The Mammoth News
Spring 2010, Volume 21
This Spring we reopened the excavation pit for the first time in five years! Since removing the skull block in the Summer of 2005, we have worked indoors on continuing to excavate and prepare the skull block and other bones removed from the pit in our garage and lab. We are nearly finished with the skull block, so it was time to return to the pit to look for more bones. We expected to find more bones in the area to the west based on results of a ground-penetrating radar survey performed in the spring of 2004 by Dr. Dan Joyce, archeologist and Senior Curator of Kenosha Public Museum in Kenosha, Wisconsin. So we removed leaves from the pit, reinforced the steps, improved the drainage around the pit, shoveled fill dirt from the west end of the pit to the east end, brought in the Facilities crew and their backhoe to remove the upper three to four feet, and then started digging by hand to reach the bone level.

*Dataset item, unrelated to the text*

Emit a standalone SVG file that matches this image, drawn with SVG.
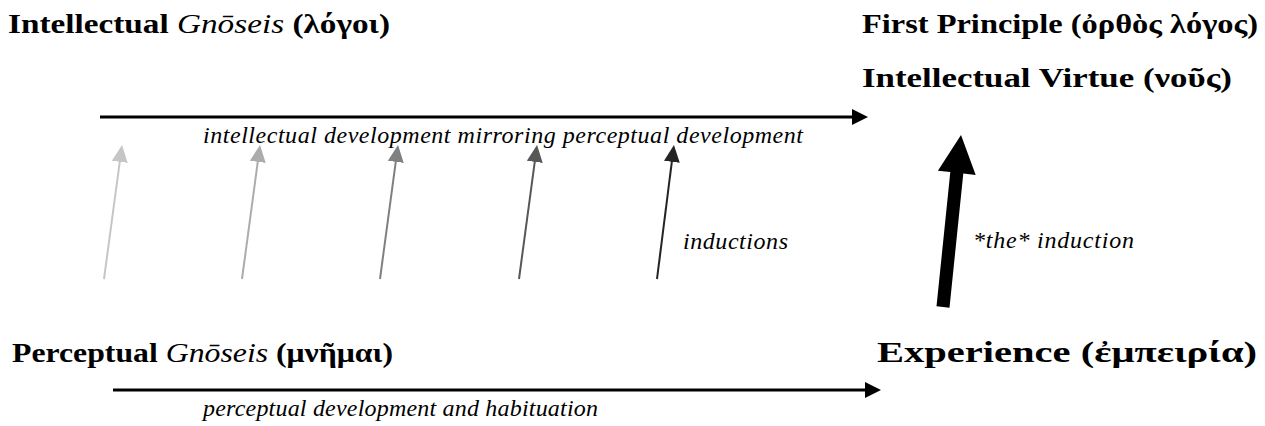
<svg xmlns="http://www.w3.org/2000/svg" width="1265" height="426" viewBox="0 0 1265 426">
<defs>
<marker id="ah" markerUnits="userSpaceOnUse" markerWidth="16" markerHeight="16" refX="4" refY="8" orient="auto"><path d="M0,0 L16,8 L0,16 z" fill="#000"/></marker>
<marker id="a1" markerUnits="userSpaceOnUse" markerWidth="17" markerHeight="16" refX="7" refY="8" orient="auto"><path d="M0,0 L17,8 L0,16 z" fill="#c6c6c6"/></marker>
<marker id="a2" markerUnits="userSpaceOnUse" markerWidth="17" markerHeight="16" refX="7" refY="8" orient="auto"><path d="M0,0 L17,8 L0,16 z" fill="#acacac"/></marker>
<marker id="a3" markerUnits="userSpaceOnUse" markerWidth="17" markerHeight="16" refX="7" refY="8" orient="auto"><path d="M0,0 L17,8 L0,16 z" fill="#808080"/></marker>
<marker id="a4" markerUnits="userSpaceOnUse" markerWidth="17" markerHeight="16" refX="7" refY="8" orient="auto"><path d="M0,0 L17,8 L0,16 z" fill="#575757"/></marker>
<marker id="a5" markerUnits="userSpaceOnUse" markerWidth="17" markerHeight="16" refX="7" refY="8" orient="auto"><path d="M0,0 L17,8 L0,16 z" fill="#242424"/></marker>
</defs>
<style>
.h{font-family:'Liberation Serif',serif;font-weight:bold;font-size:27px;fill:#000}
.g{font-style:italic;font-weight:normal}
.l{font-family:'Liberation Serif',serif;font-style:italic;font-size:24px;fill:#000}
.hz{stroke:#000;stroke-width:3;fill:none}
.th{stroke-width:2;fill:none}
</style>
<g id="connectors">
<line class="hz" x1="100" y1="117" x2="856" y2="117" marker-end="url(#ah)"/>
<line class="hz" x1="113" y1="390" x2="869" y2="390" marker-end="url(#ah)"/>
<line class="th" stroke="#c6c6c6" x1="104" y1="279" x2="120.7" y2="154.9" marker-end="url(#a1)"/>
<line class="th" stroke="#acacac" x1="242" y1="279" x2="258.7" y2="154.9" marker-end="url(#a2)"/>
<line class="th" stroke="#808080" x1="380" y1="279" x2="396.7" y2="154.9" marker-end="url(#a3)"/>
<line class="th" stroke="#575757" x1="519" y1="279" x2="535.7" y2="154.9" marker-end="url(#a4)"/>
<line class="th" stroke="#242424" x1="657" y1="279" x2="672.7" y2="154.9" marker-end="url(#a5)"/>
<polygon fill="#000" points="936.5,306.3 950.3,172.1 937.9,170.7 961,135 975.7,174.9 963.3,173.5 949.5,307.7"/>
</g>
<g id="intellectual-gnoseis"><text class="h" x="8" y="33" textLength="382" lengthAdjust="spacingAndGlyphs">Intellectual <tspan class="g">Gnōseis</tspan> (λόγοι)</text></g>
<g id="first-principle"><text class="h" x="862" y="33" textLength="396" lengthAdjust="spacingAndGlyphs">First Principle (ὀρθὸς λόγος)</text></g>
<g id="intellectual-virtue"><text class="h" x="862" y="87" textLength="370" lengthAdjust="spacingAndGlyphs">Intellectual Virtue (νοῦς)</text></g>
<g id="perceptual-gnoseis"><text class="h" x="12" y="362" textLength="381" lengthAdjust="spacingAndGlyphs">Perceptual <tspan class="g">Gnōseis</tspan> (μνῆμαι)</text></g>
<g id="experience"><text class="h" style="font-size:29px" x="877" y="362" textLength="380" lengthAdjust="spacingAndGlyphs">Experience (ἐμπειρία)</text></g>
<g id="labels">
<text class="l" x="203" y="143" textLength="600" lengthAdjust="spacing">intellectual development mirroring perceptual development</text>
<text class="l" x="683" y="249" textLength="105" lengthAdjust="spacing">inductions</text>
<text class="l" x="973" y="248" textLength="161" lengthAdjust="spacing">*the* induction</text>
<text class="l" x="203" y="416" textLength="395" lengthAdjust="spacing">perceptual development and habituation</text>
</g>
</svg>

Early in Week 4 we found our first bone, right at the depth we had expected based on the previous excavating work. Eventually we found a total of four bones – three rib pieces and an irregular cluster of bones that we think are connected. The rib pieces include a couple that are over 35 cm long and up to 7 cm wide and a third one that is much shorter and narrower. The irregular cluster cannot be identified for certain yet, but may be part of the pelvis. All four bone pieces were found within 1.5 meters of each other. No other bones were found this term after digging down about 15 cm below the paleosol that marks the bone layer.
We estimate that we removed about 12 m3 of dirt this term. Fortunately I had an eager group of workers that developed a great sense of teamwork and had an awesome work ethic.
At this stage, we have only small, delicate sections of the tusks to finish cleaning, repairing, and stabilizing. This remaining work will probably be done by some of my experienced teaching assistants while the next class will reopen the pit to continue the excavation for new bone material to the west.
This Spring the class did not work in the lab. A teaching assistant did some repair work on the tusks. Some repair work is all that remains to be done on the skull block.
We had 150 visitors come for tours of the excavation site, lab, and skull block. These included the Godfrey Women’s Club, the Great Rivers Audubon Society, the Geology Club from St. Louis Community College at Meramec, the Eastern Missouri Paleontological Society, the Science Club from St. Francis School in Jerseyville, Principia parents of current students, visiting prospective students, and occasional drop-ins.
Janis Treworgy gave two talks on the mammoth project to local groups off-campus, including the Eastern Missouri Paleontological Society in St. Louis and Great Rivers Audubon Society in Illinois.